— BEGIN STORED DATA —

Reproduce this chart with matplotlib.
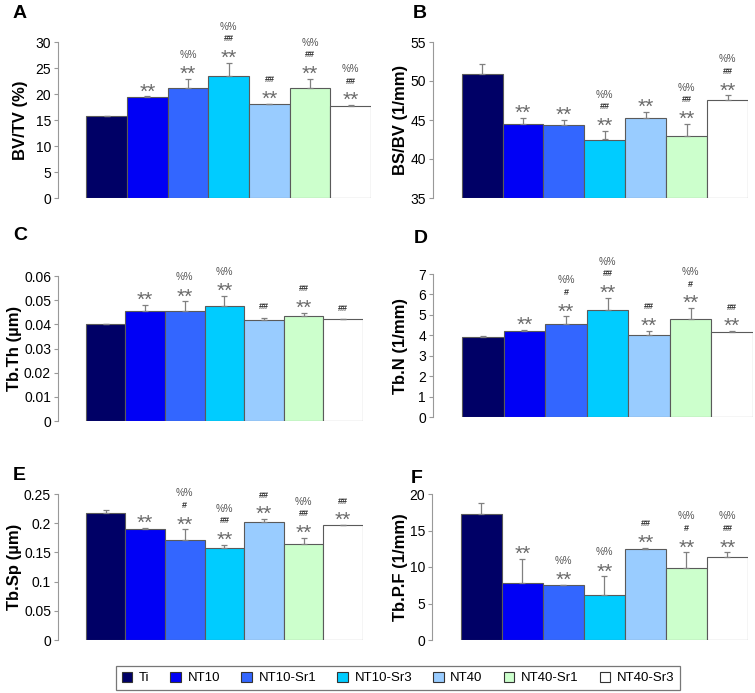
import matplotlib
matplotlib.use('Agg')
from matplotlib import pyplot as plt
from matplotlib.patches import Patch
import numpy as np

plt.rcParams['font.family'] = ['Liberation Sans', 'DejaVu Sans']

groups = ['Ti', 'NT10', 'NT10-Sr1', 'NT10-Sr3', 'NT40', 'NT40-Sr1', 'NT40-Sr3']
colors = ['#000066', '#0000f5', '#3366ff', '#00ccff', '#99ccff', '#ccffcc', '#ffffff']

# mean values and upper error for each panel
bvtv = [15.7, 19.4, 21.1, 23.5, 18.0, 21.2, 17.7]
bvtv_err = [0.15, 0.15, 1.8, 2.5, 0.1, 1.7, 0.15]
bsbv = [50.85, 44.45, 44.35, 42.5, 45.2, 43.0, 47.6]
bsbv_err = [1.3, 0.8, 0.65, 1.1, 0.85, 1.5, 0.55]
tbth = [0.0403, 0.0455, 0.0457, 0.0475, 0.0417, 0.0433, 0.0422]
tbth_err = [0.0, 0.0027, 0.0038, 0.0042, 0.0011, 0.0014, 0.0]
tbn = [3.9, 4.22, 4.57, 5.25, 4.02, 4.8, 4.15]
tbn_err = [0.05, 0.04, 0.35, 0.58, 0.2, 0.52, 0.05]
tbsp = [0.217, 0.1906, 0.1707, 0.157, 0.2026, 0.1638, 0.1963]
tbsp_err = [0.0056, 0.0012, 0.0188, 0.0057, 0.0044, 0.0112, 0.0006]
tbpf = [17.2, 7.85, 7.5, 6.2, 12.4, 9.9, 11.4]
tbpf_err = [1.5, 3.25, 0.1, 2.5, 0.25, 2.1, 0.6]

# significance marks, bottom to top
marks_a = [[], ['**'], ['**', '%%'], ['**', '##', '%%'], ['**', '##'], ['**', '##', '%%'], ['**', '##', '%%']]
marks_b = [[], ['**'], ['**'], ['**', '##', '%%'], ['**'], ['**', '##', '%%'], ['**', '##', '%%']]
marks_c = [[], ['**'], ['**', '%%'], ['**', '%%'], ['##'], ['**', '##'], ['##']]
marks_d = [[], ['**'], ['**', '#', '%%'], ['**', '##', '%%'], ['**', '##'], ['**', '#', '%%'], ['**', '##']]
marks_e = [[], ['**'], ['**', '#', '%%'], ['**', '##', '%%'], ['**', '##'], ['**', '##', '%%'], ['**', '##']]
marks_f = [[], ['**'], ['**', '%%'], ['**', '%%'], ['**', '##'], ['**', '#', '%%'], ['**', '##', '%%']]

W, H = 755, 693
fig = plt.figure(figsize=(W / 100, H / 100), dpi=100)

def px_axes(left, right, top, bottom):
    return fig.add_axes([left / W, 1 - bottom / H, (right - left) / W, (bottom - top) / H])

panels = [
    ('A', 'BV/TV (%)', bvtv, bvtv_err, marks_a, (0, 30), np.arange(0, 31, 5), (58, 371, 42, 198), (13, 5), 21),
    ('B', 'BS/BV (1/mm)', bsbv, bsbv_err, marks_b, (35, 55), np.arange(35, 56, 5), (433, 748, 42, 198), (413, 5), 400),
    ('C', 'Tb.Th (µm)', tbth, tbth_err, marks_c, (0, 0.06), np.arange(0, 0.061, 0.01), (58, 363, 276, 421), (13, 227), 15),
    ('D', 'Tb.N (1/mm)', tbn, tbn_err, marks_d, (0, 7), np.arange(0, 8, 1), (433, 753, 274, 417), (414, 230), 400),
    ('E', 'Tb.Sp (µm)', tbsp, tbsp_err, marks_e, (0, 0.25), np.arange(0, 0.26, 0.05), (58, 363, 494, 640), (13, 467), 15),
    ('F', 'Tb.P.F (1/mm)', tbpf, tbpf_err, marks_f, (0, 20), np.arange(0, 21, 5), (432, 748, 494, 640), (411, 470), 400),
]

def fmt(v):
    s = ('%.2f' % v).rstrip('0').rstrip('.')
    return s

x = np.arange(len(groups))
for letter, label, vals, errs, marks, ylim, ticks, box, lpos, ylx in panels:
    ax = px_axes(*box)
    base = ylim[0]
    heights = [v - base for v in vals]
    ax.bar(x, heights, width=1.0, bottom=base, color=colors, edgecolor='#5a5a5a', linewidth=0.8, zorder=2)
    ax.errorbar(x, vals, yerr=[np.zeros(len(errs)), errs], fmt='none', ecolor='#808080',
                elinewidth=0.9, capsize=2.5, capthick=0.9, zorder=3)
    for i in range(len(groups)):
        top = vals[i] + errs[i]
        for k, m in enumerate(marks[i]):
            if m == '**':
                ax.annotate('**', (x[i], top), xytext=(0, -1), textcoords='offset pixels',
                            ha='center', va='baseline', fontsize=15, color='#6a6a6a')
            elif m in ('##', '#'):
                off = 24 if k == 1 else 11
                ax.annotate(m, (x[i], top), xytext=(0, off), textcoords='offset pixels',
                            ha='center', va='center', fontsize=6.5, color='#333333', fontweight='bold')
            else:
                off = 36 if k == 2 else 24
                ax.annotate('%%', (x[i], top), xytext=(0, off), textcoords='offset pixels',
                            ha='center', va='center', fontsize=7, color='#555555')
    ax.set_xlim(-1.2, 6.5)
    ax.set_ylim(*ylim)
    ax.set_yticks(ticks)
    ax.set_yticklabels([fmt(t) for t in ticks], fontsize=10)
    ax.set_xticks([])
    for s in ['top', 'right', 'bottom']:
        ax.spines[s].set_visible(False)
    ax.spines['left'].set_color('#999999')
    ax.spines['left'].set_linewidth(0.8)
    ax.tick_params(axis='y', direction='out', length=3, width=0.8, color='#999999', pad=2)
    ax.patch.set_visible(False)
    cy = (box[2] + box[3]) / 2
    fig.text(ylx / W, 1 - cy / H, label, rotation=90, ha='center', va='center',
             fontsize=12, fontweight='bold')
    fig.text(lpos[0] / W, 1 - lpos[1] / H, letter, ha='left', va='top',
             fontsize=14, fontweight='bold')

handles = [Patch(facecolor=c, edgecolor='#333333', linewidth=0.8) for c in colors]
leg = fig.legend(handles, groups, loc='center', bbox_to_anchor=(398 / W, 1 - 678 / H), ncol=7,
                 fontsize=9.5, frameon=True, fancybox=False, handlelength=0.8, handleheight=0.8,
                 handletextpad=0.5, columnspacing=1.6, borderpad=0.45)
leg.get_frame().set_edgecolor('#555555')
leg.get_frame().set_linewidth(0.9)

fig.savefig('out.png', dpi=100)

— END STORED DATA —

WHAT IS BEING ASKED. Output the data exactly. Pictures don't belong in the result.

OUTPUT OF THE EXERCISE.
Reproduce this chart with matplotlib.
import matplotlib
matplotlib.use('Agg')
from matplotlib import pyplot as plt
from matplotlib.patches import Patch
import numpy as np

plt.rcParams['font.family'] = ['Liberation Sans', 'DejaVu Sans']

groups = ['Ti', 'NT10', 'NT10-Sr1', 'NT10-Sr3', 'NT40', 'NT40-Sr1', 'NT40-Sr3']
colors = ['#000066', '#0000f5', '#3366ff', '#00ccff', '#99ccff', '#ccffcc', '#ffffff']

# mean values and upper error for each panel
bvtv = [15.7, 19.4, 21.1, 23.5, 18.0, 21.2, 17.7]
bvtv_err = [0.15, 0.15, 1.8, 2.5, 0.1, 1.7, 0.15]
bsbv = [50.85, 44.45, 44.35, 42.5, 45.2, 43.0, 47.6]
bsbv_err = [1.3, 0.8, 0.65, 1.1, 0.85, 1.5, 0.55]
tbth = [0.0403, 0.0455, 0.0457, 0.0475, 0.0417, 0.0433, 0.0422]
tbth_err = [0.0, 0.0027, 0.0038, 0.0042, 0.0011, 0.0014, 0.0]
tbn = [3.9, 4.22, 4.57, 5.25, 4.02, 4.8, 4.15]
tbn_err = [0.05, 0.04, 0.35, 0.58, 0.2, 0.52, 0.05]
tbsp = [0.217, 0.1906, 0.1707, 0.157, 0.2026, 0.1638, 0.1963]
tbsp_err = [0.0056, 0.0012, 0.0188, 0.0057, 0.0044, 0.0112, 0.0006]
tbpf = [17.2, 7.85, 7.5, 6.2, 12.4, 9.9, 11.4]
tbpf_err = [1.5, 3.25, 0.1, 2.5, 0.25, 2.1, 0.6]

# significance marks, bottom to top
marks_a = [[], ['**'], ['**', '%%'], ['**', '##', '%%'], ['**', '##'], ['**', '##', '%%'], ['**', '##', '%%']]
marks_b = [[], ['**'], ['**'], ['**', '##', '%%'], ['**'], ['**', '##', '%%'], ['**', '##', '%%']]
marks_c = [[], ['**'], ['**', '%%'], ['**', '%%'], ['##'], ['**', '##'], ['##']]
marks_d = [[], ['**'], ['**', '#', '%%'], ['**', '##', '%%'], ['**', '##'], ['**', '#', '%%'], ['**', '##']]
marks_e = [[], ['**'], ['**', '#', '%%'], ['**', '##', '%%'], ['**', '##'], ['**', '##', '%%'], ['**', '##']]
marks_f = [[], ['**'], ['**', '%%'], ['**', '%%'], ['**', '##'], ['**', '#', '%%'], ['**', '##', '%%']]

W, H = 755, 693
fig = plt.figure(figsize=(W / 100, H / 100), dpi=100)

def px_axes(left, right, top, bottom):
    return fig.add_axes([left / W, 1 - bottom / H, (right - left) / W, (bottom - top) / H])

panels = [
    ('A', 'BV/TV (%)', bvtv, bvtv_err, marks_a, (0, 30), np.arange(0, 31, 5), (58, 371, 42, 198), (13, 5), 21),
    ('B', 'BS/BV (1/mm)', bsbv, bsbv_err, marks_b, (35, 55), np.arange(35, 56, 5), (433, 748, 42, 198), (413, 5), 400),
    ('C', 'Tb.Th (µm)', tbth, tbth_err, marks_c, (0, 0.06), np.arange(0, 0.061, 0.01), (58, 363, 276, 421), (13, 227), 15),
    ('D', 'Tb.N (1/mm)', tbn, tbn_err, marks_d, (0, 7), np.arange(0, 8, 1), (433, 753, 274, 417), (414, 230), 400),
    ('E', 'Tb.Sp (µm)', tbsp, tbsp_err, marks_e, (0, 0.25), np.arange(0, 0.26, 0.05), (58, 363, 494, 640), (13, 467), 15),
    ('F', 'Tb.P.F (1/mm)', tbpf, tbpf_err, marks_f, (0, 20), np.arange(0, 21, 5), (432, 748, 494, 640), (411, 470), 400),
]

def fmt(v):
    s = ('%.2f' % v).rstrip('0').rstrip('.')
    return s

x = np.arange(len(groups))
for letter, label, vals, errs, marks, ylim, ticks, box, lpos, ylx in panels:
    ax = px_axes(*box)
    base = ylim[0]
    heights = [v - base for v in vals]
    ax.bar(x, heights, width=1.0, bottom=base, color=colors, edgecolor='#5a5a5a', linewidth=0.8, zorder=2)
    ax.errorbar(x, vals, yerr=[np.zeros(len(errs)), errs], fmt='none', ecolor='#808080',
                elinewidth=0.9, capsize=2.5, capthick=0.9, zorder=3)
    for i in range(len(groups)):
        top = vals[i] + errs[i]
        for k, m in enumerate(marks[i]):
            if m == '**':
                ax.annotate('**', (x[i], top), xytext=(0, -1), textcoords='offset pixels',
                            ha='center', va='baseline', fontsize=15, color='#6a6a6a')
            elif m in ('##', '#'):
                off = 24 if k == 1 else 11
                ax.annotate(m, (x[i], top), xytext=(0, off), textcoords='offset pixels',
                            ha='center', va='center', fontsize=6.5, color='#333333', fontweight='bold')
            else:
                off = 36 if k == 2 else 24
                ax.annotate('%%', (x[i], top), xytext=(0, off), textcoords='offset pixels',
                            ha='center', va='center', fontsize=7, color='#555555')
    ax.set_xlim(-1.2, 6.5)
    ax.set_ylim(*ylim)
    ax.set_yticks(ticks)
    ax.set_yticklabels([fmt(t) for t in ticks], fontsize=10)
    ax.set_xticks([])
    for s in ['top', 'right', 'bottom']:
        ax.spines[s].set_visible(False)
    ax.spines['left'].set_color('#999999')
    ax.spines['left'].set_linewidth(0.8)
    ax.tick_params(axis='y', direction='out', length=3, width=0.8, color='#999999', pad=2)
    ax.patch.set_visible(False)
    cy = (box[2] + box[3]) / 2
    fig.text(ylx / W, 1 - cy / H, label, rotation=90, ha='center', va='center',
             fontsize=12, fontweight='bold')
    fig.text(lpos[0] / W, 1 - lpos[1] / H, letter, ha='left', va='top',
             fontsize=14, fontweight='bold')

handles = [Patch(facecolor=c, edgecolor='#333333', linewidth=0.8) for c in colors]
leg = fig.legend(handles, groups, loc='center', bbox_to_anchor=(398 / W, 1 - 678 / H), ncol=7,
                 fontsize=9.5, frameon=True, fancybox=False, handlelength=0.8, handleheight=0.8,
                 handletextpad=0.5, columnspacing=1.6, borderpad=0.45)
leg.get_frame().set_edgecolor('#555555')
leg.get_frame().set_linewidth(0.9)

fig.savefig('out.png', dpi=100)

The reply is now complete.